**Problem requirements:** Return a copy of each line that holds the string "chart".

**Dataset section:**
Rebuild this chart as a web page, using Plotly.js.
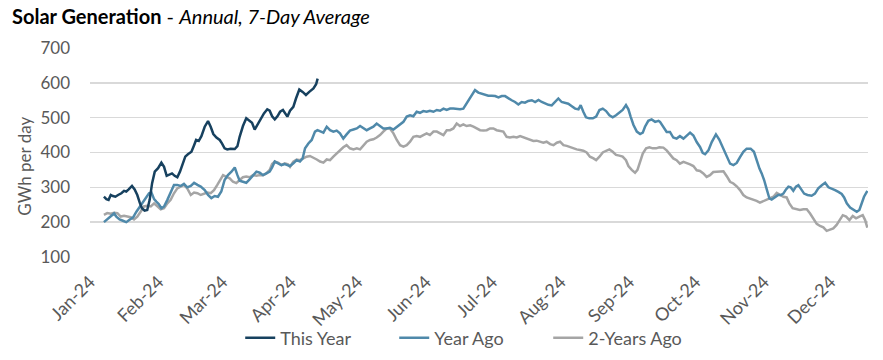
<!DOCTYPE html>
<html>
<head>
<meta charset="utf-8">
<script src="https://cdn.plot.ly/plotly-3.0.1.min.js"></script>
<style>
  html, body { margin: 0; padding: 0; background: #ffffff; }
  #chart { width: 883px; height: 360px; }
</style>
</head>
<body>
<div id="chart"></div>
<script>
// Day of year (0 = 1 Jan 2024) for the month tick marks
const monthStartDays = [0, 31, 60, 91, 121, 152, 182, 213, 244, 274, 305, 335];
const monthLabels = ["Jan-24", "Feb-24", "Mar-24", "Apr-24", "May-24", "Jun-24",
                     "Jul-24", "Aug-24", "Sep-24", "Oct-24", "Nov-24", "Dec-24"];

const seriesNames = ["This Year", "Year Ago", "2-Years Ago"];
const yAxisTitle = "GWh per day";

// This Year (GWh per day, 7-day average)
const thisYearDays = [6.3,7.4,8.4,9.4,10.4,11.5,12.7,14.2,15.4,16.4,17.5,19.0,20.2,21.4,22.5,23.5,24.7,25.9,27.0,28.1,
  29.3,30.8,32.3,33.5,34.7,36.0,37.1,38.3,39.5,40.7,41.9,43.1,44.3,45.9,47.1,48.0,49.2,50.4,51.9,53.4,
  54.6,55.8,57.2,58.7,59.7,60.9,62.1,63.6,65.5,66.7,67.7,69.2,70.7,72.2,73.3,74.5,75.7,77.2,78.7,80.2,
  81.3,82.4,83.6,84.8,86.0,87.3,88.8,89.3,90.5,92.0,93.2,94.7,96.2,97.7,99.2,101.1,102.3,103.0];
const thisYearValues = [273,266,264,278,275,273,278,283,290,288,294,304,294,278,256,240,233,235,264,312,
  345,355,371,359,333,336,340,333,329,345,369,388,395,402,421,436,433,447,474,490,
  474,453,443,436,426,412,409,411,410,418,445,476,498,491,485,466,479,493,512,524,
  520,504,495,504,517,522,507,503,520,531,555,581,574,565,574,584,596,612];

// Year Ago
const yearAgoDays = [6.3,7.8,9.4,10.9,11.9,13.4,14.9,16.4,17.9,19.5,21.0,22.5,24.0,25.5,26.7,27.8,29.0,30.0,31.1,32.3,
  33.5,35.0,36.5,38.0,39.5,41.0,42.5,44.0,45.6,47.1,48.6,50.1,51.9,53.4,54.9,56.4,57.9,59.4,60.9,62.4,
  64.0,65.5,66.7,67.7,69.2,70.7,72.2,73.8,75.3,76.8,78.3,79.8,81.3,82.4,83.6,85.1,86.6,88.1,89.6,
  90.5,92.0,93.5,95.0,96.2,97.3,98.8,100.3,101.8,102.9,104.1,105.6,107.1,108.6,110.1,111.6,113.1,114.6,116.1,117.6,
  119.2,120.7,122.2,123.7,125.2,126.7,128.2,129.7,131.2,132.7,134.2,135.7,137.3,138.8,140.3,141.8,143.3,144.8,146.3,147.8,
  149.3,150.8,152.3,153.8,155.4,156.9,158.4,159.9,161.4,162.9,164.4,165.9,167.4,168.9,170.4,172.0,
  174.2,175.7,177.2,178.7,180.2,181.8,183.3,184.8,186.3,187.8,189.3,190.8,192.3,193.8,195.3,196.8,198.3,199.9,201.4,202.9,
  204.4,205.9,207.4,208.9,210.4,211.9,213.4,214.9,216.4,218.0,219.5,221.0,222.0,223.2,224.4,225.9,227.5,229.0,230.5,232.0,
  233.5,235.0,236.5,238.0,239.5,241.0,242.5,243.6,244.6,245.9,247.4,248.9,250.1,251.1,252.6,254.1,255.7,257.2,
  257.9,259.4,260.9,262.4,263.9,265.4,266.9,268.5,270.0,271.5,273.0,274.5,276.0,277.2,278.3,279.8,281.3,283.2,284.7,286.6,
  288.1,289.6,291.1,292.6,294.1,295.6,297.1,298.9,300.4,301.6,302.9,303.9,305.0,306.2,307.4,308.4,309.9,311.4,312.5,313.7,
  314.9,316.0,317.0,318.2,319.4,320.5,321.5,323.1,324.6,326.5,328.0,329.5,331.1,332.6,334.1,335.6,337.1,338.6,340.1,341.2,
  342.4,343.9,345.4,346.9,348.1,349.2,350.2,351.7];
const yearAgoValues = [200,208,218,225,216,208,204,200,207,214,230,245,259,273,283,285,266,259,252,240,
  245,264,288,307,307,304,310,300,304,313,307,302,292,278,269,275,273,288,321,335,
  345,357,335,319,316,313,323,333,345,342,335,340,345,357,374,369,364,367,364,
  361,369,378,374,383,412,426,436,460,464,460,457,474,464,460,463,455,440,452,463,
  466,469,476,469,464,469,474,483,476,469,469,471,466,474,480,488,503,507,504,517,
  514,519,517,520,517,522,520,526,522,526,526,524,524,526,541,560,
  579,572,569,566,563,563,562,558,562,562,555,550,545,538,545,543,548,550,545,551,
  545,540,537,535,545,555,545,542,540,533,526,524,536,517,501,498,498,503,522,526,
  519,507,501,507,514,522,536,524,503,479,460,453,457,474,491,495,488,491,
  488,473,459,459,443,440,447,440,449,457,449,430,416,399,395,406,430,452,437,411,
  387,368,364,370,387,402,411,411,402,378,354,340,321,294,268,265,271,278,278,282,
  294,302,300,290,302,306,297,282,278,276,282,297,306,313,300,297,292,287,281,271,
  254,242,237,230,235,254,273,290];

// 2-Years Ago
const twoYearsAgoDays = [6.3,7.8,9.4,10.9,12.4,13.9,15.4,16.9,18.4,19.9,21.4,22.9,24.4,25.9,27.5,29.0,30.5,32.0,33.5,35.0,
  36.5,38.0,39.5,41.0,42.5,44.0,45.6,47.1,48.6,50.1,51.6,53.1,54.6,56.1,57.6,59.1,60.2,61.7,63.2,64.7,
  66.2,67.7,69.2,70.7,72.2,73.8,75.3,76.8,78.3,79.8,81.3,82.4,83.6,85.1,86.6,88.1,89.6,
  90.5,92.0,93.5,95.0,96.5,98.0,99.5,101.1,102.6,104.1,105.6,107.1,108.6,110.1,111.6,113.1,114.6,116.1,117.6,119.2,
  120.7,122.2,123.7,125.2,126.7,128.2,129.7,131.2,132.7,134.2,135.7,137.3,138.8,140.3,141.8,143.3,144.8,146.3,147.8,149.3,
  150.8,152.3,153.8,155.4,156.9,158.4,159.9,161.4,162.9,164.4,165.9,167.4,168.9,170.4,172.0,
  173.5,175.0,176.5,178.0,179.5,181.0,182.5,184.0,185.5,187.0,188.5,190.0,191.6,193.1,194.6,196.1,197.6,199.1,200.6,202.1,
  203.6,205.1,206.6,208.2,209.7,211.2,212.7,214.2,215.7,217.2,218.7,220.2,221.7,223.2,224.7,226.2,227.8,229.0,230.5,232.0,
  233.5,235.0,236.5,238.0,239.5,241.0,242.5,243.6,245.1,246.6,247.7,248.9,250.1,251.6,253.1,254.6,256.1,257.6,
  259.4,260.9,262.4,263.9,265.4,266.9,268.5,270.0,271.5,273.0,274.5,276.0,277.5,279.0,280.5,282.0,283.5,285.0,286.6,288.1,
  289.6,291.1,292.6,294.1,295.6,297.1,298.6,300.1,301.6,303.1,304.7,306.2,307.7,309.2,310.7,312.2,313.7,315.2,316.4,317.9,
  319.7,321.2,322.8,324.3,325.8,327.3,328.8,330.3,331.8,333.3,334.8,336.3,337.8,339.3,340.6,342.1,343.6,345.1,346.6,348.1,
  349.6,350.7,351.7];
const twoYearsAgoValues = [221,226,224,227,226,216,218,216,214,208,216,230,245,247,245,254,245,237,240,254,
  264,283,297,302,307,297,278,285,283,278,281,285,283,292,307,321,335,330,326,316,
  312,321,329,331,329,335,333,335,335,340,350,367,374,371,364,369,366,
  359,374,380,378,383,388,390,386,380,374,371,380,378,388,397,405,415,421,412,409,
  412,409,419,431,436,438,443,450,460,469,469,455,436,421,417,421,431,445,447,445,
  450,455,450,460,460,455,450,464,464,469,483,476,481,476,478,
  474,469,464,463,464,469,469,464,463,460,445,443,445,443,447,443,440,436,433,434,
  431,428,431,424,421,428,431,421,419,415,412,409,407,405,400,388,383,378,388,400,
  405,409,402,393,391,388,378,361,350,342,350,374,397,412,415,412,412,415,
  414,406,395,383,378,368,373,370,366,361,349,347,340,330,335,344,344,344,346,332,
  316,311,303,292,278,271,268,265,261,256,261,265,268,273,284,278,273,271,254,240,
  237,235,237,237,225,211,195,189,185,175,179,182,192,206,220,216,206,218,211,216,
  220,206,184];

const FONT = "Lato, 'Open Sans', sans-serif";
const colors = ["#17415F", "#4F89AA", "#A5A5A5"];

const traces = [
  { x: thisYearDays, y: thisYearValues },
  { x: yearAgoDays, y: yearAgoValues },
  { x: twoYearsAgoDays, y: twoYearsAgoValues }
].map((d, i) => ({
  type: "scatter",
  mode: "lines",
  name: seriesNames[i],
  x: d.x,
  y: d.y,
  line: { color: colors[i], width: 2.5 },
  hoverinfo: "skip"
}));
// Draw order: older series underneath
const ordered = [traces[2], traces[1], traces[0]];

const layout = {
  width: 883,
  height: 360,
  paper_bgcolor: "#ffffff",
  plot_bgcolor: "#ffffff",
  margin: { l: 90, r: 15, t: 48, b: 103, pad: 0, autoexpand: false },
  font: { family: FONT, color: "#595959", size: 16 },
  title: {
    text: "<b>Solar Generation</b> - <i>Annual, 7-Day Average</i>",
    font: { family: FONT, size: 20, color: "#000000" },
    x: 12 / 883, xref: "container", xanchor: "left",
    y: 1 - 17 / 360, yref: "container", yanchor: "middle"
  },
  showlegend: true,
  legend: {
    orientation: "h",
    traceorder: "reversed",
    x: 0.49, xanchor: "center",
    y: -0.388, yanchor: "middle",
    font: { family: FONT, size: 18, color: "#595959" },
    entrywidth: 109,
    bgcolor: "rgba(0,0,0,0)"
  },
  annotations: [{
    text: yAxisTitle,
    textangle: -90,
    xref: "paper", yref: "paper",
    x: (25 - 90) / 778, y: (257.3 - 167) / 209,
    xanchor: "center", yanchor: "middle",
    showarrow: false,
    font: { family: FONT, size: 17, color: "#595959" }
  }],
  xaxis: {
    range: [0, 352],
    tickmode: "array",
    tickvals: monthStartDays,
    ticktext: monthLabels,
    tickangle: -45,
    showgrid: false,
    zeroline: false,
    showline: false,
    ticks: "",
    ticklabelstandoff: 10,
    tickfont: { family: FONT, size: 18, color: "#595959" },
    fixedrange: true
  },
  yaxis: {
    range: [100, 700],
    tickvals: [100, 200, 300, 400, 500, 600, 700],
    showgrid: true,
    gridcolor: "#D9D9D9",
    gridwidth: 1.5,
    zeroline: false,
    showline: false,
    ticks: "",
    ticklabelstandoff: 19,
    tickfont: { family: FONT, size: 17, color: "#595959" },
    fixedrange: true
  }
};

Plotly.newPlot("chart", ordered, layout, { displayModeBar: false, staticPlot: true });
</script>
</body>
</html>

**Reply:**
Rebuild this chart as a web page, using Plotly.js.
  #chart { width: 883px; height: 360px; }
<div id="chart"></div>
Plotly.newPlot("chart", ordered, layout, { displayModeBar: false, staticPlot: true });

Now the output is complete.